Last year brought two notable records from producers who’d spent some time away from the game only to return with releases which pointed back to earlier points in techno (in the broadest sense of the term): Mlada Fronta’s Polygon and Antigen Shift’s Brotherhood. I can’t help but think of Marching Dynamics’ Boomslang, released just on the cusp of the new year, as yet another such record. Sure, Shane Talada caught up with us early in 2014, but it’s been five years since Marching Dynamics’ second LP, The Workers Party Of Haiti. Boomslang definitely has plenty of the bin-shaking dub/rhythmic noise fusion which drew us to the project, but with a speedy blend of house and other markers worked into the mix, Marching Dynamics has grown somewhat more ambitious.
Despite his deep roots in goth rock, Talada’s always used Marching Dynamics as an avenue for expressing his knowledge of and proficiency in noise-tinged electronic steez of an Ant-Zen by-way-of Warp ilk. By soaking techno pieces in boiler-room atmospherics and dub-heavy reverb, Nailsleeper and Workers Party did a savvy job of connecting early post-industrial sounds to the broader history of electronic music in the 80s and 90s, and perhaps also presaged the recent big moves made in industrialized techno by the likes of Perc. Much of Boomslang continues that work, with the skittering “Reignbow” recalling industrial’s willingness to play friendly with jungle in the 90s.
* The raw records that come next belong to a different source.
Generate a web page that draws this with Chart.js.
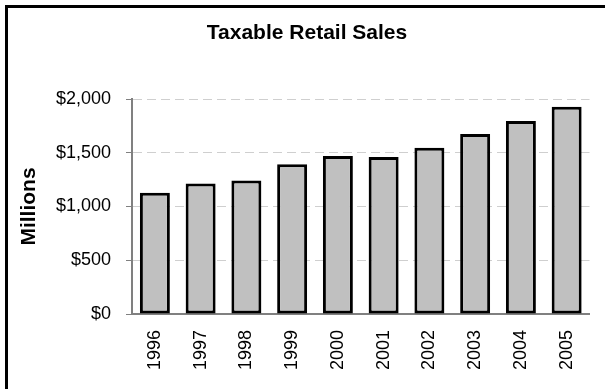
<!DOCTYPE html>
<html>
<head>
<meta charset="utf-8">
<title>Taxable Retail Sales</title>
<script src="https://cdn.jsdelivr.net/npm/chart.js@4.4.1/dist/chart.umd.min.js"></script>
<style>
  html, body { margin: 0; padding: 0; background: #fff; }
  #wrap { width: 605px; height: 389px; }
</style>
</head>
<body>
<div id="wrap"><canvas id="grafico" width="605" height="389"></canvas></div>
<script>
// datos
const years = ["1996", "1997", "1998", "1999", "2000", "2001", "2002", "2003", "2004", "2005"];
const sales = [1127, 1215, 1243, 1392, 1469, 1460, 1547, 1674, 1795, 1929];
const yTicks = [0, 500, 1000, 1500, 2000];
const chartTitle = "Taxable Retail Sales";

const FONT = 'Arial, "Liberation Sans", sans-serif';

// marco negro, fondo blanco y titulo
const marco = {
    id: "marco",
    beforeDraw(chart) {
        const ctx = chart.ctx;
        ctx.save();
        ctx.fillStyle = "#fff";
        ctx.fillRect(0, 0, chart.width, chart.height);
        ctx.strokeStyle = "#000";
        ctx.lineWidth = 3;
        ctx.beginPath();
        ctx.moveTo(6.5, chart.height + 5);
        ctx.lineTo(6.5, 6.5);
        ctx.lineTo(chart.width + 5, 6.5);
        ctx.stroke();
        ctx.restore();
    },
    afterDraw(chart) {
        const ctx = chart.ctx;
        ctx.save();
        ctx.fillStyle = "#000";
        ctx.font = "bold 21px " + FONT;
        ctx.textAlign = "center";
        ctx.textBaseline = "alphabetic";
        ctx.fillText(chartTitle, 307, 39);
        ctx.restore();
    }
};

const ctx = document.getElementById("grafico").getContext("2d");
new Chart(ctx, {
    type: "bar",
    data: {
        labels: years,
        datasets: [{
            label: chartTitle,
            data: sales,
            backgroundColor: "#c0c0c0",
            borderColor: "#000",
            borderWidth: 3,
            borderSkipped: false,
            categoryPercentage: 1,
            barPercentage: 0.655
        }]
    },
    options: {
        responsive: false,
        animation: false,
        layout: { padding: { left: 0, right: 15, top: 99, bottom: 0 } },
        plugins: {
            legend: { display: false },
            tooltip: { enabled: false },
            title: { display: false }
        },
        scales: {
            x: {
                grid: { display: false, drawTicks: false },
                border: { display: true, color: "#808080", width: 2 },
                ticks: {
                    color: "#000",
                    font: { family: FONT, size: 18 },
                    minRotation: 90,
                    maxRotation: 90,
                    autoSkip: false,
                    padding: 16
                },
                afterFit: s => { s.height = 75; }
            },
            y: {
                min: 0,
                max: 2000,
                afterBuildTicks: s => { s.ticks = yTicks.map(v => ({ value: v })); },
                grid: {
                    color: c => c.tick && c.tick.value === 0 ? "rgba(0,0,0,0)" : "#cfcfcf",
                    lineWidth: 1,
                    tickColor: "#808080",
                    tickLength: 6
                },
                border: { display: true, color: "#808080", width: 2, dash: [9, 5] },
                ticks: {
                    color: "#000",
                    font: { family: FONT, size: 18 },
                    padding: 15,
                    callback: v => "$" + v.toLocaleString("en-US")
                },
                title: {
                    display: true,
                    text: "Millions",
                    color: "#000",
                    font: { family: FONT, size: 21, weight: "bold" },
                    padding: { top: 17, bottom: 0 }
                },
                afterFit: s => { s.width = 132; }
            }
        }
    },
    plugins: [marco]
});
</script>
</body>
</html>
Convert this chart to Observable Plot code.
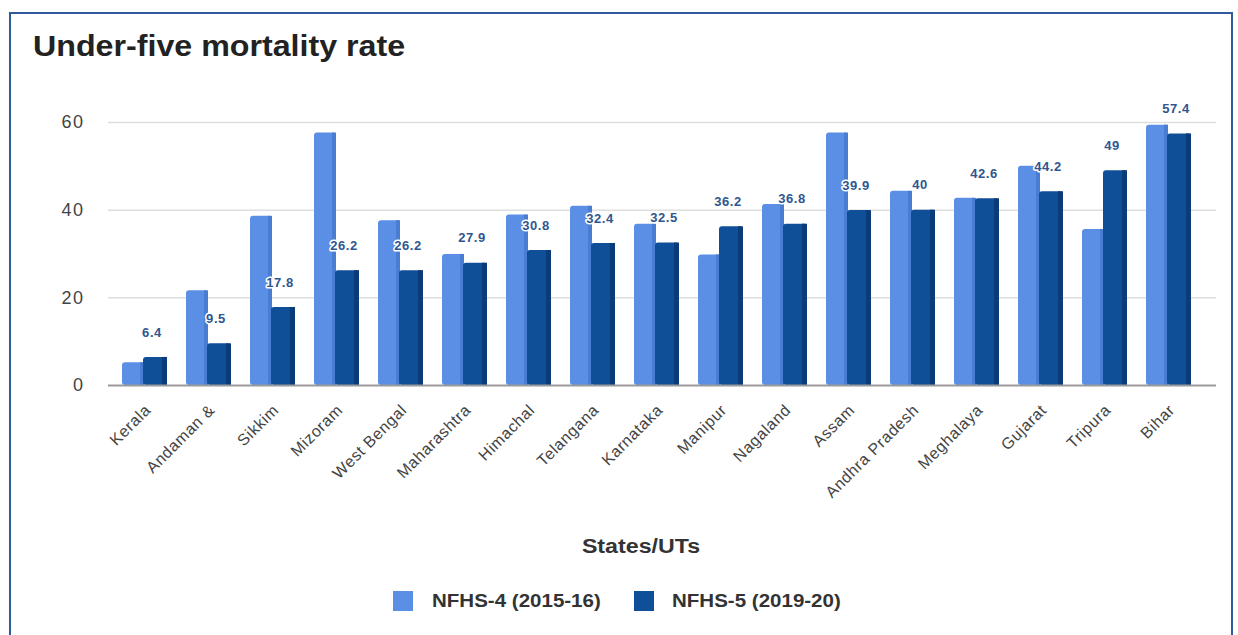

But it’s in the somewhat lighter sounds that Boomslang distinguishes itself from its predecessors. Take “000 Blase” and its blend of acid house and breaks as an example. While it’s definitely on a continuum with earlier Marching Dynamics pieces like “Tangible Madness”, it trades off some of the echoing bass which produced an oppressive, concrete atmosphere for light and popping percussion which gives a fluid and rippling feel. At the same time, and like plenty of other tracks on the record, it plays samples and programming off each other, providing a rhythm of “conversation” separate from the core speedy pace.
I wouldn’t care to speculate as to whether the time away from Marching Dynamics has prompted this shift in Talada’s approach, but it’s a testament to his ear for production and different genre motifs that this wider range of sounds slips into an established set-up without disrupting the furniture. Strong stuff as usual, and a welcome return.